Carlos Cinelli is an assistant professor at the Department of Statistics at the University of Washington. He is also a data science fellow in the eScience Institute, and affiliate faculty at the Center for Statistics and the Social Sciences. His research focuses on developing causal and statistical methods for transparent and robust causal claims in the empirical sciences. He is particularly interested in the inferential challenges faced by social and health scientists, as well as the intersections of causality with machine learning and artificial intelligence.

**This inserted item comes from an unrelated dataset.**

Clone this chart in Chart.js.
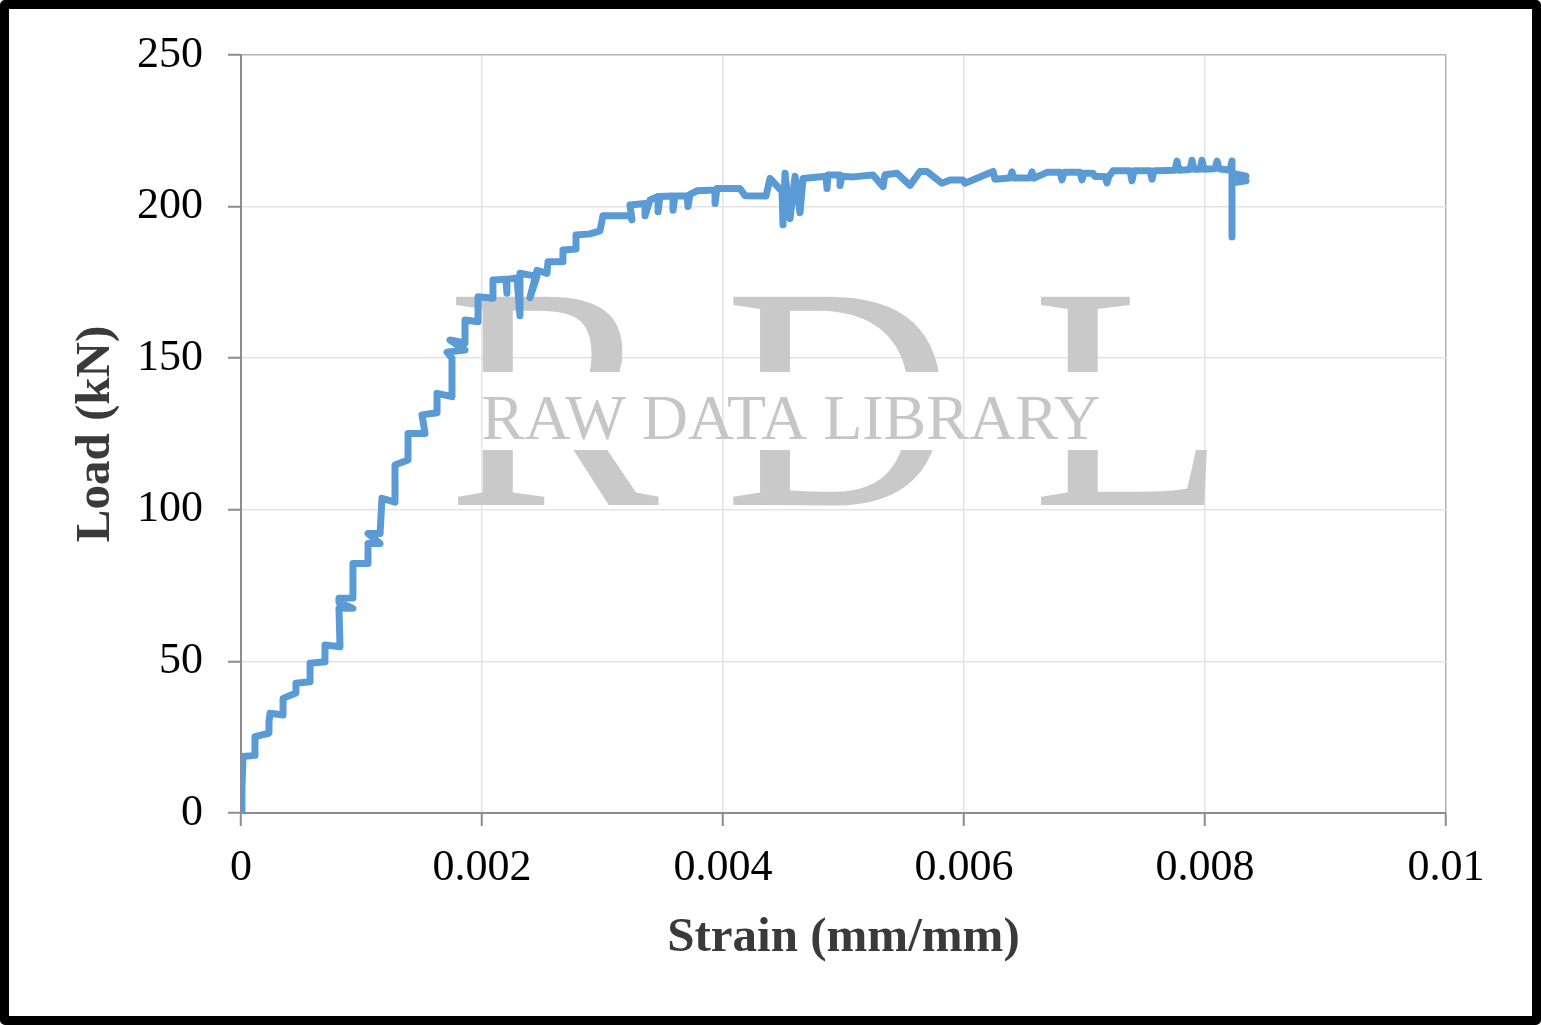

Talk: Long Story Short: Omitted Variable Bias in Causal Machine Learning
Abstract: We develop a general theory of omitted variable bias for a wide range of common causal parameters, including (but not limited to) averages of potential outcomes, average treatment effects, average causal derivatives, and policy effects from covariate shifts. Our theory applies to nonparametric models, while naturally allowing for (semi-)parametric restrictions (such as partial linearity) when such assumptions are made. We show how simple plausibility judgments on the maximum explanatory power of omitted variables are sufficient to bound the magnitude of the bias, thus facilitating sensitivity analysis in otherwise complex, nonlinear models. Finally, we provide flexible and efficient statistical inference methods for the bounds, which can leverage modern machine learning algorithms for estimation. These results allow empirical researchers to perform sensitivity analyses in a flexible class of machine-learned causal models using very simple, and interpretable, tools. We demonstrate the utility of our approach with two empirical examples.